I disagree and think all should have stats. However, it is just that the stats should make it clear they are not something a level 1-20 adventurer can take on (at least not without very special circumstances).
 

I disagree and think all should have stats. However, I just believe that the stats should make it clear they are not something a level 1-20 adventurer can take on (at least not without very special circumstances).

For example: IMO the power reducing options Rise of Tiamat should have reduced her a CR30 creature, not a CR 15 creature or whatever it was). Then if is pretty clear, yes she can be defeated now, but if we hadn't done X, Y, & z to reduce her manifest power it would have never happened.

Cthulhu should never have stats imo.

Kinda goes against the point!

I don’t mind stats on Cthulhu. Azathoth shouldn’t have stats though.

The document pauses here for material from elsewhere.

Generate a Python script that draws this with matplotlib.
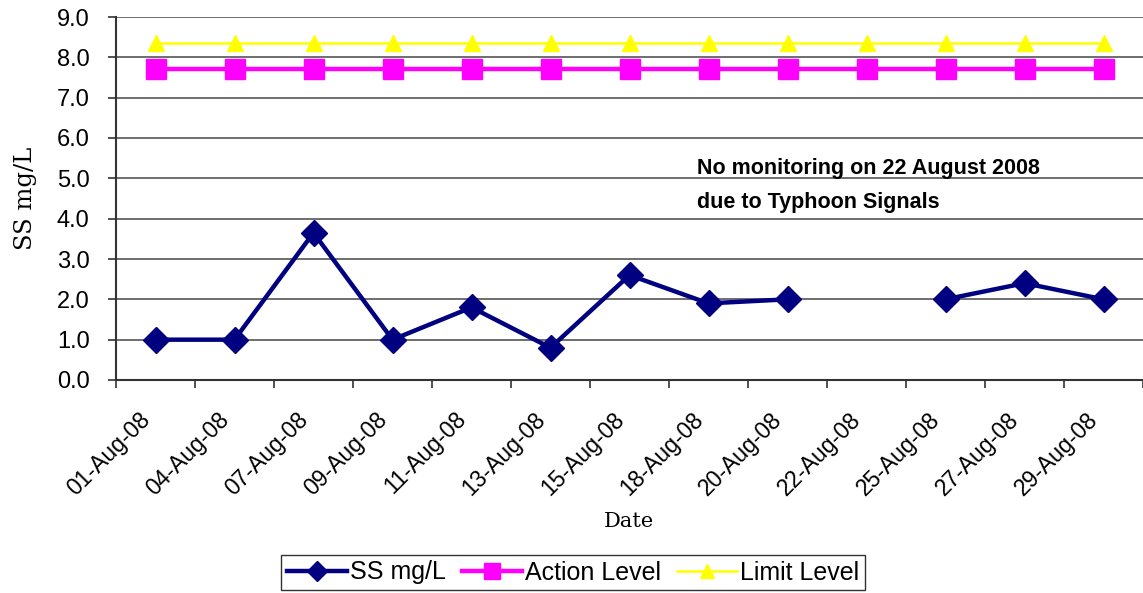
import numpy as np
import matplotlib.pyplot as plt
import matplotlib.transforms as mtransforms

# data
dates = ['01-Aug-08', '04-Aug-08', '07-Aug-08', '09-Aug-08', '11-Aug-08',
         '13-Aug-08', '15-Aug-08', '18-Aug-08', '20-Aug-08', '22-Aug-08',
         '25-Aug-08', '27-Aug-08', '29-Aug-08']
ss_values = [1.0, 1.0, 3.65, 1.0, 1.8, 0.8, 2.6, 1.9, 2.0, np.nan, 2.0, 2.4, 2.0]
action_level = [7.7] * len(dates)
limit_level = [8.35] * len(dates)
y_ticks = [0.0, 1.0, 2.0, 3.0, 4.0, 5.0, 6.0, 7.0, 8.0, 9.0]
note_lines = ['No monitoring on 22 August 2008', 'due to Typhoon Signals']

plt.rcParams['font.family'] = ['Liberation Sans', 'DejaVu Sans']

fig = plt.figure(figsize=(11.43, 5.93), dpi=100)
ax = fig.add_axes([116 / 1143, 1 - 380 / 593, 1 - 116 / 1143, 363 / 593])

x = np.arange(len(dates))
ax.plot(x, ss_values, color='#000080', linewidth=3.2, marker='D', markersize=13,
        label='SS mg/L')
ax.plot(x, action_level, color='#FF00FF', linewidth=3.2, marker='s', markersize=14,
        label='Action Level')
ax.plot(x, limit_level, color='#FFFF00', linewidth=1.8, marker='^', markersize=12,
        label='Limit Level')

ax.set_xlim(-0.5, len(dates) - 0.5)
ax.set_ylim(0, 9)
ax.set_yticks(y_ticks)
ax.set_yticklabels([f'{v:.1f}' for v in y_ticks], fontsize=17)
ax.yaxis.grid(True, color='#555555', linewidth=1.2)
ax.set_axisbelow(True)

# category labels at centres, tick marks at the boundaries
ax.set_xticks(x)
ax.set_xticklabels(dates, rotation=45, ha='right', va='top', rotation_mode='anchor',
                   fontsize=16.5)
ax.tick_params(axis='x', length=0, pad=20)
shift = mtransforms.ScaledTranslation(-0.17, 0, fig.dpi_scale_trans)
for lbl in ax.get_xticklabels():
    lbl.set_transform(lbl.get_transform() + shift)
ax.set_xticks(np.arange(len(dates) + 1) - 0.5, minor=True)
ax.tick_params(axis='x', which='minor', length=6, width=1.2, color='#333333')
ax.tick_params(axis='y', length=6, width=1.2, color='#333333', pad=13)

for s in ['top', 'right']:
    ax.spines[s].set_visible(False)
for s in ['left', 'bottom']:
    ax.spines[s].set_color('#333333')
    ax.spines[s].set_linewidth(1.5)

ax.text(6.86, 5.25, note_lines[0], fontsize=15.5, fontweight='bold', va='center',
        ha='left', family=['Liberation Sans Narrow', 'Liberation Sans'])
ax.text(6.86, 4.39, note_lines[1], fontsize=15.5, fontweight='bold', va='center',
        ha='left', family=['Liberation Sans Narrow', 'Liberation Sans'])

ax.set_ylabel('SS mg/L', family=['DejaVu Serif'], fontsize=17.5)
ax.yaxis.set_label_coords(-0.077, 0.5)
ax.set_xlabel('Date', family=['DejaVu Serif'], fontsize=15)
ax.xaxis.set_label_coords(0.4995, -0.363)

leg = fig.legend(loc='center', bbox_to_anchor=(573 / 1143, 1 - 572.5 / 593), ncol=3,
                 fontsize=18, frameon=True, fancybox=False, handlelength=2.4,
                 handletextpad=0.12, columnspacing=0.65, borderpad=0.22,
                 borderaxespad=0, markerscale=0.8)
leg.get_frame().set_edgecolor('black')
leg.get_frame().set_linewidth(1.0)

fig.savefig('out.png', dpi=100)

You could make the argument Orcus, Tiamat and Vecna shouldn't either, but here we are.
 


I mean, HPL wrote that story in 1928 - a big steamship was huge and leading technology at the time, and Cthulhu pops and reforms unhurt, but goes back to sleep. Had he written it 20 years later, I imagine we would've seen Cthulhu get winded by being hit with a nuclear weapon.
Also, it wasn't the steamship that put him back to sleep
 

Right? Look, I love Cthulhu Mythos fiction, but the overwhelming need to shove the Mythos into pretty much every tabletop RPG is one of my least favorite things. It's been especially bad in the last 20 years or so. I recently wrote a conspiracy weirdness RPG that I took pains to not include the Cthulhu Mythos in, Because damn.
To be fair, the Cthulhu mythos was in one of the first AD&D books: Deities and Demigods. So if any RPG has some claim to it, it is kind of D&D.
 


With a MacGuffin like Ao taking away most of the god's power, yes. Simply growing in power and killing a god? Not that I've seen in official products. The one exception is the guy who was powerful enough to do it in the Forgotten Realms who died in the process.
I think they are talking about the real life home adventures, particularly after 1e Deities and Demigods when killing gods very much became a thing in D&D. My group never did that, but I new a few that did.

This was then continued in 3e with a new Deities and Demigods and the epic level handbook.

Then again in 4e where at least 2 adventures that had PCs involved in or responsible for the death of a god (Tiamat and the Raven Queen) and stats, very killable stats with guidelines on how to do it, of several more (Bahamut, Torog, Vecna, Malubygiet -sp) and several demon lords, demigods, archdevils, and primordials which were as strong as gods.